Cooper Creek Reservoir
- Douglas County)
(From Atlas of Oregon Lakes, Johnson et al. 1985). Cooper Creek Reservoir is a long, narrow impoundment which stores the flow of Cooper Creek, a tributary of Sutherlin Creek. The dam is about eight miles upstream from the North Umpqua River. It was built in the late 1960s by the Soil Conservation Service as a multi-purpose water resource project, with primary uses for both municipal supplies and public recreation. The drainage basin is mostly private forest land; the shoreline is also mostly private land, although public access is available on all sides. Douglas County has some shoreline property and has built two picnic areas and two paved boat ramps. Quite a bit of water skiing is done on the reservoir, an activity that conflicts with fishing, although a five mile per hour speed limit is enforced in the fishing areas. Cooper Creek Reservoir is very popular with local anglers and is a good producer of rainbow trout, largemouth bass and crappies. Crappie angling is especially good in the arms of the lake during spring and early summer.
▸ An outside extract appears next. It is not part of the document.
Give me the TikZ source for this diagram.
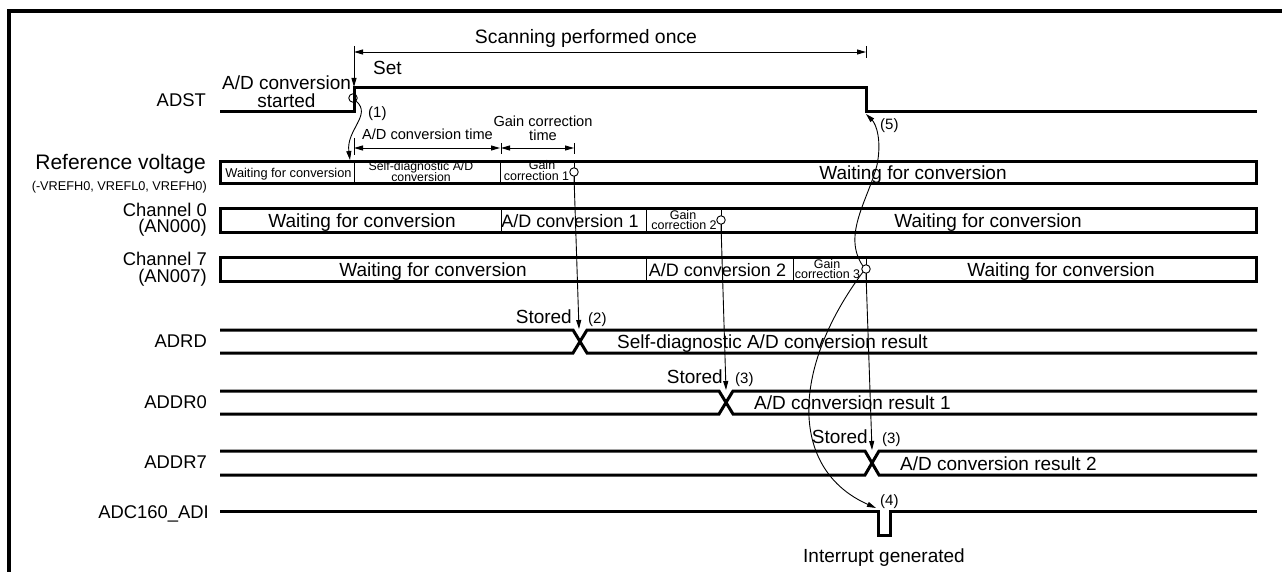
\documentclass[tikz,border=0pt]{standalone}
\usepackage{fontspec}
\setmainfont{Liberation Sans}
\usetikzlibrary{arrows.meta}
\newcommand\fsz[1]{\fontsize{#1}{#1}\selectfont}
\tikzset{
  sig/.style={line width=3pt, line join=miter},
  boxl/.style={line width=3pt},
  thin/.style={line width=0.9pt},
  arr/.style={line width=0.9pt, -{Triangle[length=9pt,width=5pt]}},
  dimarr/.style={line width=0.9pt, {Triangle[length=9pt,width=5pt]}-{Triangle[length=9pt,width=5pt]}},
  evt/.style={circle, draw, line width=0.9pt, inner sep=0pt, minimum size=8.5pt, fill=none},
  tx/.style={inner sep=0pt, font=\fsz{19}},
  lbl/.style={inner sep=0pt, font=\fsz{18.4}, anchor=base east},
  sm/.style={inner sep=0pt, font=\fsz{12.5}, anchor=base},
  num/.style={inner sep=0pt, font=\fsz{15}, anchor=base west},
  mid/.style={inner sep=0pt, font=\fsz{14.6}, anchor=base},
}
\begin{document}
\begin{tikzpicture}[x=1pt,y=-1pt]
\useasboundingbox (0,0) rectangle (1282,572);
% frame
\draw[line width=3.5pt] (9,572) -- (9,11) -- (1282,11);

% ---- left labels
\node[lbl] (lADST) at (206,107) {ADST};
\node[lbl, font=\fsz{21}] (lRef) at (206,169.5) {Reference voltage};
\node[lbl, font=\fsz{12.7}] (lRef2) at (207,191) {(-VREFH0, VREFL0, VREFH0)};
\node[lbl] (lCh0) at (207,216) {Channel 0};
\node[lbl] (lCh0b) at (207,233) {(AN000)};
\node[lbl] (lCh7) at (207,265.5) {Channel 7};
\node[lbl] (lCh7b) at (207,282.5) {(AN007)};
\node[lbl] (lADRD) at (207,347) {ADRD};
\node[lbl] (lADDR0) at (207,408) {ADDR0};
\node[lbl] (lADDR7) at (207,468) {ADDR7};
\node[lbl] (lADI) at (209,518) {ADC160\_ADI};

% ---- scanning dimension
\node[tx, font=\fsz{19.4}, anchor=base] (tScan) at (586,44) {Scanning performed once};
\coordinate (sL) at (354,52);
\coordinate (sR) at (866,52);
\draw[dimarr] (sL) -- (sR);
\draw[thin] (866,46) -- (866,58);
\coordinate (sTop) at (354,46);
\coordinate (riseTop) at (354,87);
\draw[arr] (sTop) -- (riseTop);
\node[tx, anchor=base west] (tSet) at (373,75) {Set};
\node[tx, anchor=base] (tStart1) at (286.5,90) {A/D conversion};
\node[tx, anchor=base] (tStart2) at (286.5,108) {started};

% ---- ADST waveform
\draw[sig] (220,112) -- (354,112) -- (354,88) -- (866,88) -- (866,112) -- (1257,112);
\node[evt] (cA) at (353,98) {};
\node[num] (n1) at (368,118) {(1)};
\node[num] (n5) at (880,130) {(5)};

% ---- conversion time dimensions
\draw[thin] (354,138) -- (354,155);
\draw[thin] (501,143) -- (501,154);
\draw[thin] (574,143) -- (574,154);
\coordinate (d1L) at (354,148);
\coordinate (d1R) at (500,148);
\coordinate (d2L) at (501,148);
\coordinate (d2R) at (574,148);
\draw[dimarr] (d1L) -- (d1R);
\draw[dimarr] (d2L) -- (d2R);
\node[mid] (tADt) at (427.5,140) {A/D conversion time};
\node[mid] (tGc1) at (543,126.5) {Gain correction};
\node[mid] (tGc2) at (543,140.5) {time};

% ---- reference voltage box
\draw[boxl] (220,161.5) rectangle (1256,183.5);
\draw[thin] (354,161.5) -- (354,183.5);
\draw[thin] (500.5,161.5) -- (500.5,183.5);
\draw[thin] (574,161.5) -- (574,183.5);
\node[sm, font=\fsz{12.8}] (rW) at (288.5,178) {Waiting for conversion};
\node[sm, font=\fsz{12.3}] (rS1) at (421,170.5) {Self-diagnostic A/D};
\node[sm, font=\fsz{12.3}] (rS2) at (421,181.5) {conversion};
\node[sm] (rG1) at (542,170) {Gain};
\node[sm] (rG2) at (536.5,181) {correction 1};
\node[tx, anchor=base] (rW2) at (913,180) {Waiting for conversion};
\node[evt, fill=white] (cR) at (574,172) {};

% ---- channel 0 box
\draw[boxl] (220,208.5) rectangle (1256,232);
\draw[thin] (501,208.5) -- (501,232);
\draw[thin] (646,208.5) -- (646,232);
\draw[thin] (721,208.5) -- (721,232);
\node[tx, anchor=base] (c0W) at (362,227) {Waiting for conversion};
\node[tx, font=\fsz{18}, anchor=base] (c0A) at (570,227) {A/D conversion 1};
\node[sm] (c0G1) at (683,219) {Gain};
\node[sm] (c0G2) at (684,229.5) {correction 2};
\node[tx, anchor=base] (c0W2) at (988,227) {Waiting for conversion};
\node[evt, fill=white] (cC0) at (721,220) {};

% ---- channel 7 box
\draw[boxl] (220,257.5) rectangle (1256,281);
\draw[thin] (646,257.5) -- (646,281);
\draw[thin] (793,257.5) -- (793,281);
\draw[thin] (866,257.5) -- (866,281);
\node[tx, anchor=base] (c7W) at (433,276) {Waiting for conversion};
\node[tx, font=\fsz{18}, anchor=base] (c7A) at (717.5,276) {A/D conversion 2};
\node[sm] (c7G1) at (827,268) {Gain};
\node[sm] (c7G2) at (827.5,278.5) {correction 3};
\node[tx, anchor=base] (c7W2) at (1061,276) {Waiting for conversion};
\node[evt, fill=white] (cC7) at (866,269) {};

% ---- ADRD bus
\draw[sig] (220,330) -- (573,330) -- (587,353) -- (1257,353);
\draw[sig] (220,353) -- (573,353) -- (587,330) -- (1257,330);
\node[tx, anchor=base west] (bADRD) at (617,348) {Self-diagnostic A/D conversion result};
\node[tx, anchor=base east] (sADRD) at (572,323) {Stored};
\node[num] (n2) at (588,323) {(2)};
\coordinate (xADRD) at (579,329);

% ---- ADDR0 bus
\draw[sig] (220,391) -- (719,391) -- (733,414) -- (1257,414);
\draw[sig] (220,414) -- (719,414) -- (733,391) -- (1257,391);
\node[tx, anchor=base west] (bADDR0) at (754,409) {A/D conversion result 1};
\node[tx, anchor=base east] (sADDR0) at (723,383) {Stored};
\node[num] (n3a) at (735,383) {(3)};
\coordinate (xADDR0) at (726,390);

% ---- ADDR7 bus
\draw[sig] (220,451) -- (865,451) -- (879,475) -- (1257,475);
\draw[sig] (220,475) -- (865,475) -- (879,451) -- (1257,451);
\node[tx, anchor=base west] (bADDR7) at (900,470) {A/D conversion result 2};
\node[tx, anchor=base east] (sADDR7) at (868,443) {Stored};
\node[num] (n3b) at (882,443) {(3)};
\coordinate (xADDR7) at (872,450);

% ---- ADC160_ADI
\draw[sig] (220,511) -- (878,511) -- (878,535) -- (890,535) -- (890,511) -- (1257,511);
\node[num] (n4) at (880,505) {(4)};
\node[tx, anchor=base] (tInt) at (884,562) {Interrupt generated};
\coordinate (pulse) at (876,508);
\coordinate (fallEdge) at (866,114);
\coordinate (refIn) at (350,160);

% ---- event arrows
\draw[arr] (cA.south east) .. controls (372,115) and (346,130) .. (refIn);
\draw[arr] (cR.south) -- (xADRD);
\draw[arr] (cC0.south) -- (xADDR0);
\draw[arr] (cC7.south) -- (xADDR7);
\draw[arr] (cC7.south west) .. controls (790,370) and (790,470) .. (pulse);
\draw[arr] (cC7.north west) .. controls (842,235) and (868,200) .. (877,165) .. controls (882,140) and (876,124) .. (fallEdge);
\end{tikzpicture}
\end{document}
The reservoir is relatively shallow with a mean depth of 23 feet. It is deepest (70 feet) near the dam at the western end and becomes progressively shallower toward the southeast where Cooper Creek enters. Sodium and chloride concentrations are remarkably high, similar to nearby Plat I reservoir. Conductivity is also well above average for southern Oregon reservoirs and there is some evidence of even greater conductivity in water near the bottom of the reservoir (USGS, 1979). This suggests that the reservoir may be somewhat meromictic, or permanently stratified. During summer, the water is sometimes anoxic (depleted of oxygen) below 40 feet. Rooted macrophytes develop in shallow water areas.